Hale, as the development partners of LaSalle Investment Management, recently sold one of Australia’s first multi-level developments at 42 Raymond Ave, Matraville. It was reported to have sold to Cabot Partners, for $145m, but the firm did not comment.
Hale has commenced development on a 37,500sq m multi-level project at 339 Horsley Rd, Milperra.
The firm says projects are now starting to make sense in more areas, but notes that development costs have jumped. This could put the values of brownfield and greenfield development sites under pressure.
Hale’s recently launched investment vehicle, HCPLF, which will primarily concentrate on logistics and industrial core plus assets on the east coast markets of Australia and Auckland in New Zealand, is targeting a $1bn portfolio. It will focus on investing capital into high quality assets with strong near to medium term positive reversion potential.
Hale’s current industrial and logistics assets under management throughout Australia are valued at more than $750m and have a development pipeline of $1.5bn.
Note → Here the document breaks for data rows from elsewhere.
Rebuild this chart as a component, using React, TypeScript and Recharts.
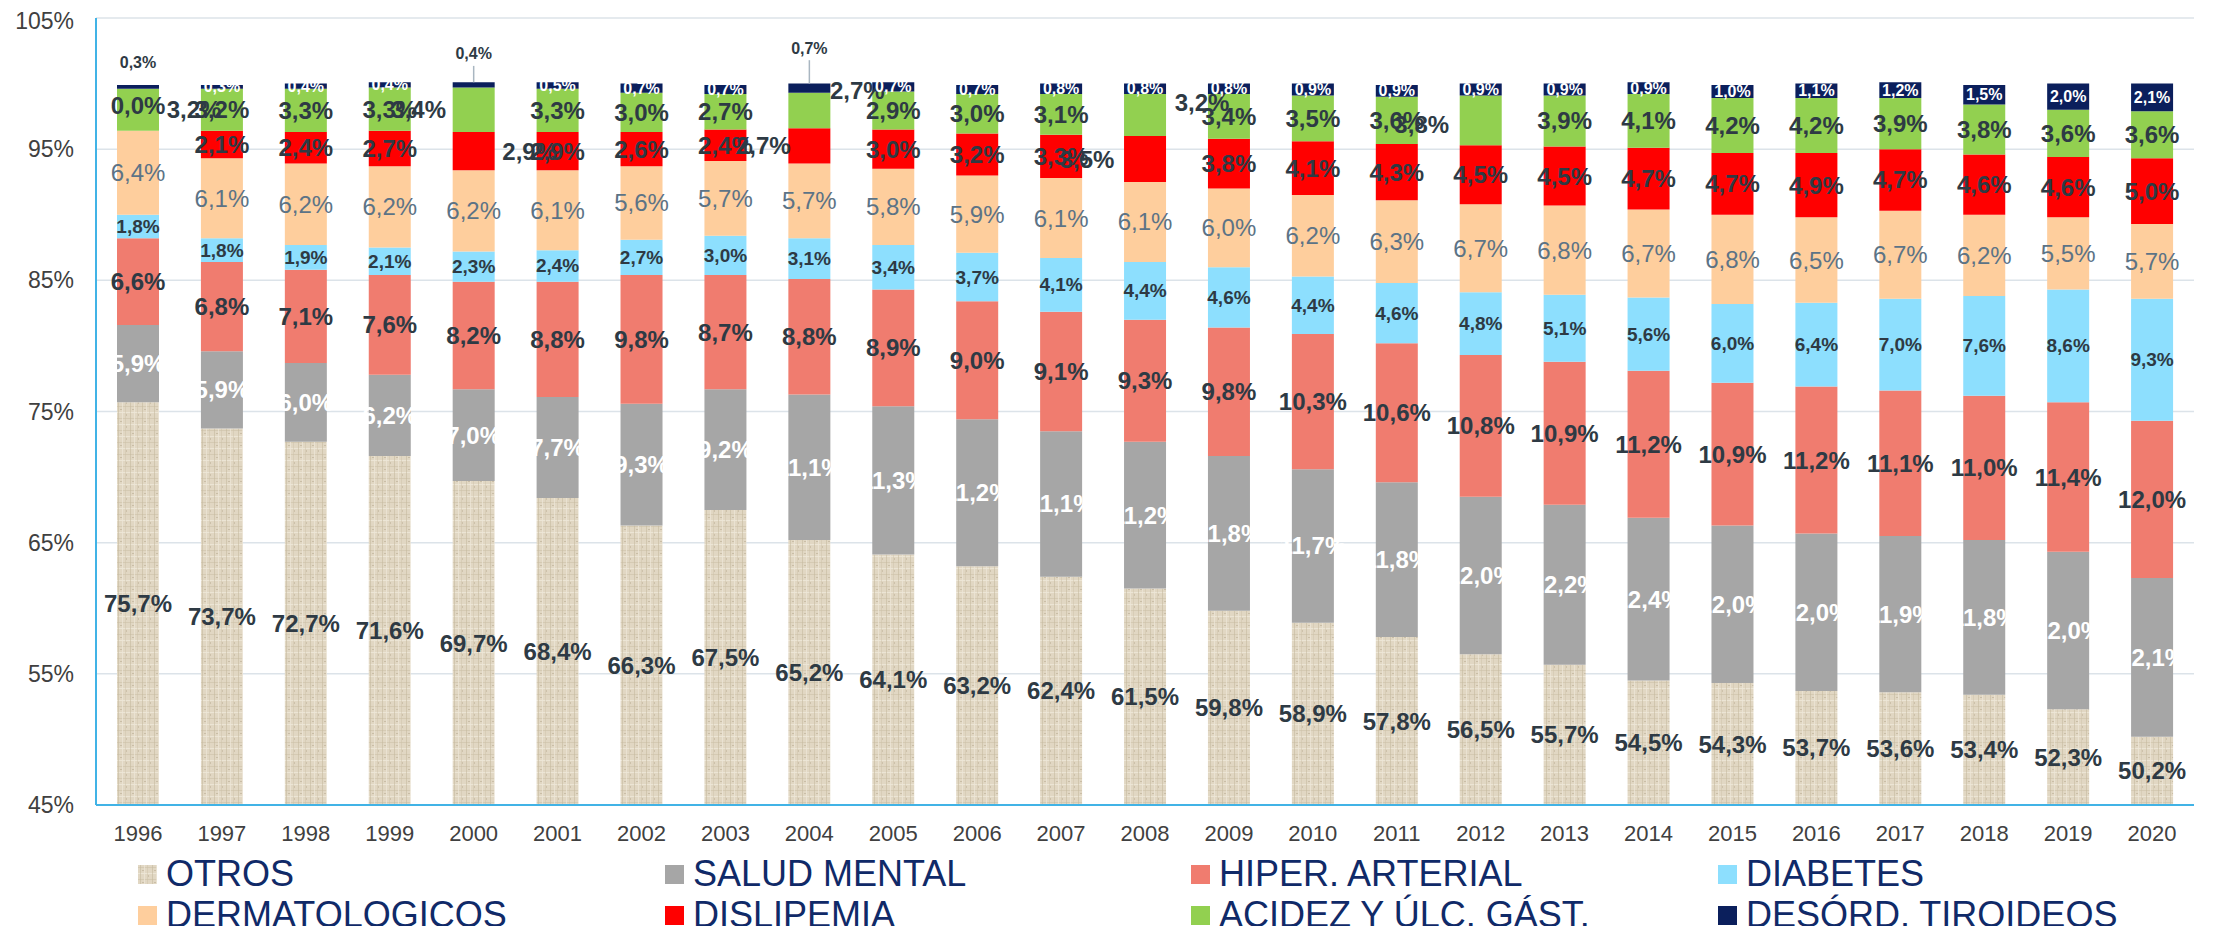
import { BarChart, Bar, XAxis, YAxis, CartesianGrid, LabelList, Legend } from 'recharts';

const YEARS = ['1996', '1997', '1998', '1999', '2000', '2001', '2002', '2003', '2004', '2005', '2006', '2007', '2008',
  '2009', '2010', '2011', '2012', '2013', '2014', '2015', '2016', '2017', '2018', '2019', '2020'];

const OTROS = [75.7, 73.7, 72.7, 71.6, 69.7, 68.4, 66.3, 67.5, 65.2, 64.1, 63.2, 62.4, 61.5, 59.8, 58.9, 57.8, 56.5, 55.7, 54.5, 54.3, 53.7, 53.6, 53.4, 52.3, 50.2];
const SALUD_MENTAL = [5.9, 5.9, 6.0, 6.2, 7.0, 7.7, 9.3, 9.2, 11.1, 11.3, 11.2, 11.1, 11.2, 11.8, 11.7, 11.8, 12.0, 12.2, 12.4, 12.0, 12.0, 11.9, 11.8, 12.0, 12.1];
const HIPER_ARTERIAL = [6.6, 6.8, 7.1, 7.6, 8.2, 8.8, 9.8, 8.7, 8.8, 8.9, 9.0, 9.1, 9.3, 9.8, 10.3, 10.6, 10.8, 10.9, 11.2, 10.9, 11.2, 11.1, 11.0, 11.4, 12.0];
const DIABETES = [1.8, 1.8, 1.9, 2.1, 2.3, 2.4, 2.7, 3.0, 3.1, 3.4, 3.7, 4.1, 4.4, 4.6, 4.4, 4.6, 4.8, 5.1, 5.6, 6.0, 6.4, 7.0, 7.6, 8.6, 9.3];
const DERMATOLOGICOS = [6.4, 6.1, 6.2, 6.2, 6.2, 6.1, 5.6, 5.7, 5.7, 5.8, 5.9, 6.1, 6.1, 6.0, 6.2, 6.3, 6.7, 6.8, 6.7, 6.8, 6.5, 6.7, 6.2, 5.5, 5.7];
const DISLIPEMIA = [0.0, 2.1, 2.4, 2.7, 2.9, 2.9, 2.6, 2.4, 2.7, 3.0, 3.2, 3.3, 3.5, 3.8, 4.1, 4.3, 4.5, 4.5, 4.7, 4.7, 4.9, 4.7, 4.6, 4.6, 5.0];
const ACIDEZ = [3.2, 3.2, 3.3, 3.3, 3.4, 3.3, 3.0, 2.7, 2.7, 2.9, 3.0, 3.1, 3.2, 3.4, 3.5, 3.6, 3.8, 3.9, 4.1, 4.2, 4.2, 3.9, 3.8, 3.6, 3.6];
const TIROIDEOS = [0.3, 0.3, 0.4, 0.4, 0.4, 0.5, 0.7, 0.7, 0.7, 0.7, 0.7, 0.8, 0.8, 0.8, 0.9, 0.9, 0.9, 0.9, 0.9, 1.0, 1.1, 1.2, 1.5, 2.0, 2.1];

const Y_TICKS = [45, 55, 65, 75, 85, 95, 105];

const data = YEARS.map((year, i) => ({
  year,
  otros: OTROS[i],
  salud: SALUD_MENTAL[i],
  hiper: HIPER_ARTERIAL[i],
  diabetes: DIABETES[i],
  derma: DERMATOLOGICOS[i],
  dislip: DISLIPEMIA[i],
  acidez: ACIDEZ[i],
  tiroides: TIROIDEOS[i],
}));

const FONT = '"Liberation Sans", Arial, sans-serif';
const DARK = '#2E3A44';

type LabelCfg = { fill: string; size: number; weight: number };

const SERIES: { key: string; name: string; color: string; label: LabelCfg }[] = [
  { key: 'otros', name: 'OTROS', color: 'url(#otrosTexture)', label: { fill: DARK, size: 24, weight: 700 } },
  { key: 'salud', name: 'SALUD MENTAL', color: '#A6A6A6', label: { fill: '#FFFFFF', size: 24, weight: 700 } },
  { key: 'hiper', name: 'HIPER. ARTERIAL', color: '#F07C6F', label: { fill: DARK, size: 24, weight: 700 } },
  { key: 'diabetes', name: 'DIABETES', color: '#8DDFFE', label: { fill: DARK, size: 19, weight: 700 } },
  { key: 'derma', name: 'DERMATOLOGICOS', color: '#FECE9D', label: { fill: '#5C7386', size: 24, weight: 400 } },
  { key: 'dislip', name: 'DISLIPEMIA', color: '#FF0000', label: { fill: DARK, size: 24, weight: 700 } },
  { key: 'acidez', name: 'ACIDEZ Y ÚLC. GÁST.', color: '#92D050', label: { fill: DARK, size: 24, weight: 700 } },
  { key: 'tiroides', name: 'DESÓRD. TIROIDEOS', color: '#0B1F5C', label: { fill: '#FFFFFF', size: 16, weight: 700 } },
];

// labels Excel moved out of their segment (key: series-yearIndex)
const LABEL_MOVES: Record<string, { dx?: number; dy?: number; outside?: boolean; leader?: boolean }> = {
  'tiroides-0': { dy: -24, outside: true },
  'tiroides-4': { dy: -31, outside: true, leader: true },
  'tiroides-8': { dy: -40, outside: true, leader: true },
  'dislip-0': { dy: -25 },
  'acidez-0': { dx: 56 },
  'dislip-4': { dx: 56 },
  'acidez-4': { dx: -55 },
  'dislip-8': { dx: -46 },
  'acidez-8': { dx: 48, dy: -20 },
  'dislip-12': { dx: -58 },
  'acidez-12': { dx: 57, dy: -13 },
  'acidez-16': { dx: -59, dy: 4 },
};

const CHART_W = 2197;
const CHART_H = 926;
const MARGIN = { top: 10, right: 11, bottom: 0, left: 0 };
const Y_AXIS_W = 88;
const X_AXIS_H = 40;
const LEGEND_H = 89;
const PLOT_BOTTOM = CHART_H - MARGIN.bottom - LEGEND_H - X_AXIS_H;
const PLOT_LEFT = MARGIN.left + Y_AXIS_W;
const CAT_W = (CHART_W - MARGIN.right - PLOT_LEFT) / YEARS.length;

const fmt = (v: number) => v.toFixed(1).replace('.', ',') + '%';

const makeLabel = (key: string, cfg: LabelCfg) => (props: any) => {
  const x = Number(props.x);
  const y = Number(props.y);
  const w = Number(props.width);
  const h = Number(props.height);
  const value = Number(props.value);
  if (!isFinite(x) || !isFinite(y) || !isFinite(value)) return null;
  const idx = Math.floor((x + w / 2 - PLOT_LEFT) / CAT_W);
  const top = Math.min(y, y + h);
  const bottom = Math.min(Math.max(y, y + h), PLOT_BOTTOM);
  const move = LABEL_MOVES[`${key}-${idx}`] || {};
  const cx = x + w / 2 + (move.dx || 0);
  const cy = (top + bottom) / 2 + (move.dy || 0);

  // a zero DISLIPEMIA segment draws no bar, so its label hangs off the bar above it
  let zeroLabel = null;
  if (key === 'acidez' && DISLIPEMIA[idx] === 0) {
    const m = LABEL_MOVES[`dislip-${idx}`] || {};
    zeroLabel = (
      <text
        x={x + w / 2 + (m.dx || 0)}
        y={bottom + (m.dy || 0)}
        textAnchor="middle"
        dominantBaseline="central"
        fontFamily={FONT}
        fontSize={24}
        fontWeight={700}
        fill={DARK}
      >
        {fmt(DISLIPEMIA[idx])}
      </text>
    );
  }

  return (
    <g>
      {move.leader && <line x1={cx} x2={cx} y1={cy + 12} y2={top} stroke="#A9B6C1" strokeWidth={1.5} />}
      <text
        x={cx}
        y={cy}
        textAnchor="middle"
        dominantBaseline="central"
        fontFamily={FONT}
        fontSize={cfg.size}
        fontWeight={cfg.weight}
        fill={move.outside ? DARK : cfg.fill}
      >
        {fmt(value)}
      </text>
      {zeroLabel}
    </g>
  );
};

const LEGEND_X = [130, 657, 1183, 1710];
const LEGEND_ROW_Y = [29, 70];

function LegendBlock({ payload }: any) {
  const order = (name: string) => SERIES.findIndex((s) => s.name === name);
  const items = [...(payload || [])].sort((a: any, b: any) => order(a.value) - order(b.value));
  return (
    <div style={{ position: 'relative', height: LEGEND_H, width: '100%' }}>
      {items.map((entry: any, i: number) => (
        <div
          key={entry.value}
          style={{
            position: 'absolute',
            left: LEGEND_X[i % 4],
            top: LEGEND_ROW_Y[Math.floor(i / 4)] - 20,
            height: 40,
            display: 'flex',
            alignItems: 'center',
            whiteSpace: 'nowrap',
          }}
        >
          <svg width={19} height={19} style={{ marginRight: 9 }}>
            <rect width={19} height={19} fill={entry.color} />
          </svg>
          <span style={{ fontFamily: FONT, fontSize: 36, color: '#102A68', lineHeight: '40px' }}>{entry.value}</span>
        </div>
      ))}
    </div>
  );
}

export default function App() {
  return (
    <div style={{ height: CHART_H, marginBottom: -8 }}>
      <BarChart width={CHART_W} height={CHART_H} data={data} margin={MARGIN}>
        <defs>
          <pattern id="otrosTexture" width="12" height="12" patternUnits="userSpaceOnUse">
            <rect width="12" height="12" fill="#E1D7C3" />
            <rect x="0" y="2" width="12" height="1" fill="#C9BDA3" opacity="0.5" />
            <rect x="0" y="8" width="12" height="1" fill="#EFE8DA" opacity="0.8" />
            <rect x="2" y="0" width="1" height="12" fill="#C4B79C" opacity="0.55" />
            <rect x="6" y="0" width="1" height="12" fill="#EEE7D9" opacity="0.7" />
            <rect x="9" y="0" width="1" height="12" fill="#CDC1A8" opacity="0.45" />
            <rect x="4" y="5" width="2" height="1" fill="#B3A68B" opacity="0.5" />
            <rect x="10" y="10" width="1" height="2" fill="#B3A68B" opacity="0.45" />
          </pattern>
        </defs>
        <CartesianGrid vertical={false} stroke="#DCE3E9" strokeWidth={1.5} />
        <XAxis
          dataKey="year"
          height={X_AXIS_H}
          axisLine={{ stroke: '#41B3E6', strokeWidth: 2 }}
          tickLine={false}
          tickSize={0}
          tickMargin={20}
          interval={0}
          tick={{ fill: '#404040', fontSize: 22, fontFamily: FONT }}
        />
        <YAxis
          width={Y_AXIS_W}
          domain={[45, 105]}
          ticks={Y_TICKS}
          allowDataOverflow
          tickFormatter={(v) => `${v}%`}
          axisLine={{ stroke: '#41B3E6', strokeWidth: 2 }}
          tickLine={false}
          tickSize={0}
          tickMargin={22}
          tick={{ fill: '#404040', fontSize: 23, fontFamily: FONT }}
        />
        <Legend verticalAlign="bottom" align="left" content={<LegendBlock />} />
        {SERIES.map((s) => (
          <Bar key={s.key} dataKey={s.key} name={s.name} stackId="a" fill={s.color} barSize={42} isAnimationActive={false}>
            <LabelList dataKey={s.key} content={makeLabel(s.key, s.label)} />
          </Bar>
        ))}
      </BarChart>
    </div>
  );
}
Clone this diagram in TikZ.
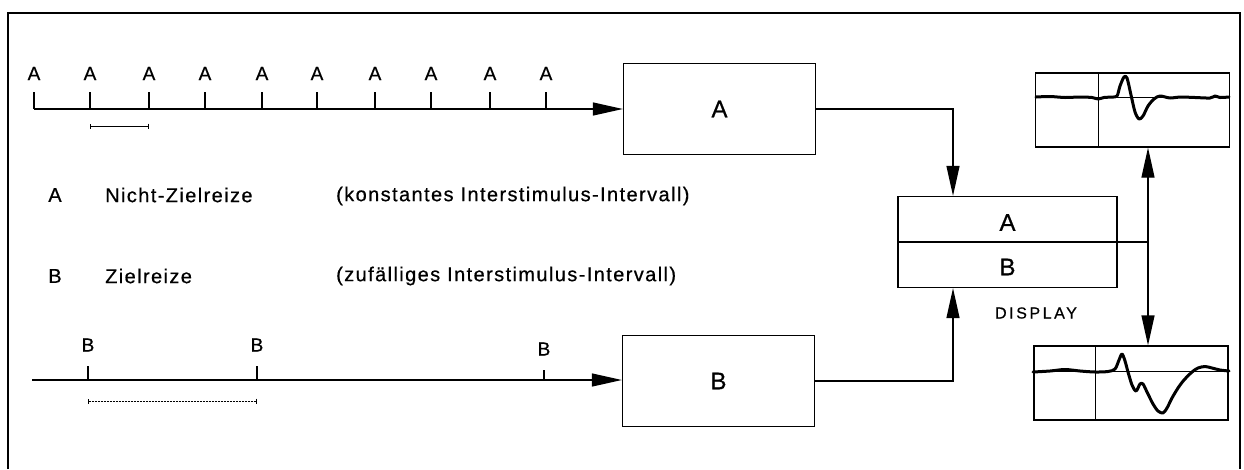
\documentclass[tikz,border=0pt]{standalone}
\usepackage{fontspec}
\setmainfont{Liberation Sans}[FakeBold=0.6]
\newfontfamily\legendfamily{Liberation Sans}[LetterSpace=7,FakeBold=0.6]
\newfontfamily\dispfamily{Liberation Sans}[LetterSpace=16,FakeBold=0.6]
\newcommand\legendfont{\legendfamily\fontsize{20}{24}\selectfont}
\newcommand\dispfont{\dispfamily\fontsize{16}{19}\selectfont}
\newcommand\tickfont{\fontsize{19}{22}\selectfont}
\newcommand\boxfont{\fontsize{24}{28}\selectfont}
\usetikzlibrary{arrows.meta}

\tikzset{
  conn/.style={line width=1.3pt},
  flow/.style={line width=1.3pt,-{Triangle[length=30pt,width=13pt]}},
  stimbox/.style={draw,line width=1.3pt,inner sep=0pt,minimum width=192pt,minimum height=91pt,font=\boxfont},
  dispbox/.style={draw,line width=1.3pt,inner sep=0pt,minimum width=219pt,minimum height=91pt},
  scopebox/.style={draw,line width=1.3pt,inner sep=0pt,minimum width=194pt,minimum height=74pt},
  ticklabel/.style={font=\tickfont,inner sep=0pt},
  legend/.style={font=\legendfont,anchor=west,inner sep=0pt},
  wave/.style={line width=3pt,line join=round,line cap=round},
  hair/.style={line width=0.9pt},
  scalebar/.style={line width=0.9pt,{Bar[width=5pt]}-{Bar[width=5pt]}},
}

\begin{document}
\begin{tikzpicture}[x=1pt,y=-1pt]
\useasboundingbox (0,0) rectangle (1244,469);

% outer frame (open at the bottom)
\draw[conn] (8,469) -- (8,13) -- (1240,13) -- (1240,469);

% ---------- boxes ----------
\node[stimbox] (boxA) at (719.5,109) {A};
\node[stimbox] (boxB) at (718.5,381) {B};
\node[dispbox] (disp) at (1007.5,242) {};
\node[ticklabel,font=\boxfont] (dispA) at (1007.5,222.5) {A};
\node[ticklabel,font=\boxfont] (dispB) at (1007.5,267) {B};
\node[font=\dispfont,inner sep=0pt] (displab) at (1036,313) {DISPLAY};

% ---------- constant-interval stimulus train A ----------
\coordinate (tA0) at (34,109);
\draw[conn] (34,92) -- (tA0);
\draw[flow] (tA0) -- (tA0 -| boxA.west);
\foreach \x [count=\i] in {34,90,149,205,262,317,375,431,490,546}{
  \node[ticklabel] (la\i) at (\x,73.5) {A};
  \draw[conn] (\x,92) -- (\x,109);
}
\coordinate (sa1) at (90,126);
\coordinate (sa2) at (149,126);
\draw[scalebar] (sa1) -- (sa2);

% ---------- legend ----------
\node[ticklabel,font=\legendfont] (legA) at (55,195) {A};
\node[legend] (legAname) at (105,195) {Nicht-Zielreize};
\node[legend] (legAnote) at (336,196) {(konstantes Interstimulus-Intervall)};
\node[ticklabel,font=\legendfont] (legB) at (55,276) {B};
\node[legend] (legBname) at (105,276) {Zielreize};
\node[legend] (legBnote) at (336,276) {(zufälliges Interstimulus-Intervall)};

% ---------- random-interval stimulus train B ----------
\coordinate (tB0) at (32,380);
\draw[flow] (tB0) -- (tB0 -| boxB.west);
\node[ticklabel] (lb1) at (88,345) {B};
\node[ticklabel] (lb2) at (257,345) {B};
\node[ticklabel] (lb3) at (544,349) {B};
\draw[conn] (88,366) -- (88,380);
\draw[conn] (257,366) -- (257,380);
\draw[conn] (544,370) -- (544,380);
\coordinate (sb1) at (88,401);
\coordinate (sb2) at (257,401);
\draw[scalebar,dash pattern=on 2pt off 1pt] (sb1) -- (sb2);

% ---------- connectors to the display ----------
\coordinate (jA) at (953,0);
\draw[flow] (boxA.east) -| (jA |- disp.north);
\draw[flow] (boxB.east) -| (jA |- disp.south);
\coordinate (split) at (1148,242);
\draw[conn] (disp.west |- split) -- (split);

% ---------- averaged waveforms ----------
\node[scopebox] (scA) at (1132.5,110) {};
\node[scopebox] (scB) at (1131,383) {};
\draw[flow] (split) -- (split |- scA.south);
\draw[flow] (split) -- (split |- scB.north);

\draw[hair] (1098,73) -- (1098,147);
\draw[hair] (scA.west |- 0,97) -- (scA.east |- 0,97);
\draw[wave] plot[smooth,tension=0.5] coordinates {
  (1036,97) (1050,96.5) (1065,97.5) (1080,97) (1092,97.5) (1098,99) (1104,97.5)
  (1112,97) (1117,96) (1120,86) (1124,77) (1127,78) (1131,95) (1135,112)
  (1139,119) (1143,116) (1148,106) (1154,99) (1160,96) (1170,98) (1180,97)
  (1195,97.5) (1210,98) (1215,96) (1220,97.5) (1229,97)};

\draw[hair] (1095,346) -- (1095,420);
\draw[hair] (scB.west |- 0,371) -- (scB.east |- 0,371);
\draw[wave] plot[smooth,tension=0.5] coordinates {
  (1033,372) (1050,371) (1065,369.5) (1080,371) (1095,372) (1108,371.5)
  (1115,369) (1119,360) (1122,354) (1125,361) (1128,372) (1132,385) (1136,391)
  (1140,384) (1143,384) (1147,392) (1153,404) (1158,411) (1163,413) (1167,408)
  (1172,398) (1178,388) (1184,380) (1192,372) (1198,368) (1205,366.5)
  (1212,368) (1220,370) (1229,371)};
\end{tikzpicture}
\end{document}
The addition of the new fund will increase Hale’s investment portfolio capacity, enabling it to grow its assets under management to about $4bn.
The timing is good, even as the firm admits prices won’t grow as quickly as before. But there is good buying as capitalisation rates which had tightened to 4 per cent head back to about 6 per cent.
“We think there’s reasonable buying there, and it’s probably reasonable to expect, with consumer sentiment and retail sales coming back as a function of household budgets, that we’ll see some good growth come through, but not the growth we’ve seen recently,” Mr McMickan said.
But the firm remains positive due to strong population growth and structural eCommerce growth.
“We think it’s a good thing in terms of advantage for today to be deploying capital,” he said.
Hale is growing due to the increasing value of its holding and redevelopments.
“Our ambition in terms of growth is to get to $4bn of assets under management in the next 24 months,” Mr McMickan said.
“We are certainly wanting to grow that business.”
“Our ambition in terms of growth is to get to $4bn of assets under management in the next 24 months.”